Dans les domaines du tourisme et du « life style » en général, on confond parfois le superficiel avec l’essentiel. Faire une belle brochure, c’est bien, pour le grand public qui a envie de rêver. Les journalistes, eux, ont besoin avant tout de documents de travail qui soient concis, hiérarchisés, ordonnés et donc pratiques. Je reçois encore trop souvent une « plaquette » de communication, ce qui n’est pas un dossier ou communiqué de presse dont l’objectif est de nous faire gagner du temps en nous apportant des informations facilement accessibles sur la forme. Un DP/CP a pour but d’attirer notre attention (qui n’est pas toujours très disponible !) pour que nous puissions ensuite revenir vers l’attaché de presse si nous souhaitons plus d’infos, des contacts etc. Attention donc à ne pas trop privilégier la forme au détriment du fond et de l’aspect pratique des documents que vous envoyez aux journalistes.
Présentez-nous une journée type…
Pas de journée type et c’est ça qui est génial dans ce métier ! J’alterne entre des déplacements et reportages en France et à l’étranger (pour les médias suivants : Les Echos Week-end pour qui je gère chaque semaine la rubrique Esprit Week-end et cherche des infos culturelles et touristiques sur la France entière, plus de longs reportages tourisme dans les pages tourismes et les sites : VoyagesSncf, Lesrestos, Mafamillezen, Plume.fr et JetTours avec lesquels je collabore très régulièrement et d’autres supports pour lesquels je collabore de manière intermittente) et les périodes d’écriture au calme, chez moi comme tous les pigistes qui sont rarement intégrés physiquement dans les rédactions.
Les valeurs qui vous guident au quotidien ?
La curiosité doit être, à mon sens, le moteur d’un journaliste qui doit être capable de s’intéresser à tout, du plus technique et sérieux au plus futile et léger. Sans cette ouverture d’esprit et curiosité on se ferme pas mal de portes…
Les thématiques qui attisent le plus votre curiosité ?

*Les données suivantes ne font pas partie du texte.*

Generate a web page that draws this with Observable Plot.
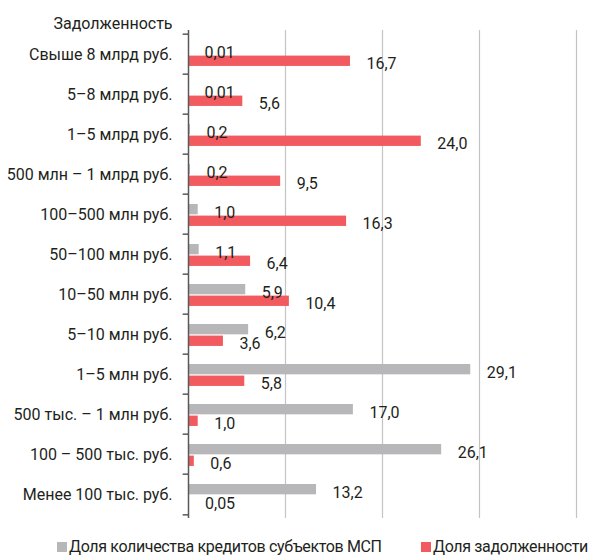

Pas de thématique précise. Le « journalisme tourisme » touche inévitablement plusieurs thématiques : les voyages et les rencontres avec des peuples aux habitudes et traditions différentes, la gastronomie, l’art de l’hébergement, la culture, le design, la mode… C’est très large et c’est ça qui est intéressant dans ce secteur d’activité aux contours flous.
L’évènement que vous souhaiteriez couvrir avant la fin de votre carrière ?
Le problème de notre monde devenu globalisé c’est que tout devient accessible à tous et très vite. Il est de plus en plus difficile de dénicher un événement encore un peu « underground » car ils sont rapidement médiatisés et partagés sur les réseaux sociaux, les populations voyagent comme jamais dans l’histoire de l’Humanité, le village global n’a jamais été aussi réduit et cela n’est pas près de s’arranger… Donc, j’aurais par exemple adoré couvrir le premier Burning Man Festival quand c’était encore un petit événement confidentiel monté par quelques hurluberlus. Aujourd’hui, c’est devenu un grand bazar très accessible et connu… Disons que l’événement que j’aimerais couvrir est celui que peu de monde connait encore, moi y compris 😉
La question ou la remarque que l’on vous fait le plus souvent ?
« Quelle chance tu as de voyager tout le temps, ce n’est pas du travail mais des vacances… » Réflexion que tous les journalistes et encore plus ceux qui se sont spécialisés dans le tourisme ont entendu un jour. Mais les mêmes seraient-ils prêts à autant de déplacements, à être toujours ici et là, à la précarité professionnelle que cela implique, à la fatigue physique, etc. ? Pas certain…
Vos plus beaux reportages à l’étranger ?
Ma plus belle expérience de reportage, comme souvent dans la vie, se rapporte à un moment atypique au début d’une carrière que l’on découvre. Jeune reporter en « infos générales » j’ai eu la chance d’embarquer avec la seule équipe de sapeurs-pompiers et sauveteurs français à partir sur un énorme tremblement de terre en Inde, dans la région du Gujurat. Une semaine épique sur un terrain ravagé, avec des milliers de morts. J’étais le seul journaliste « embedded » à accompagner les pompiers sur la zone, pour chercher des survivants. Une semaine intense humainement et que tout journaliste qui rêve de jouer à « Tintin reporter » souhaite vivre un jour. Après ce type d’expérience ultime et extrême, on relativise pas mal de choses.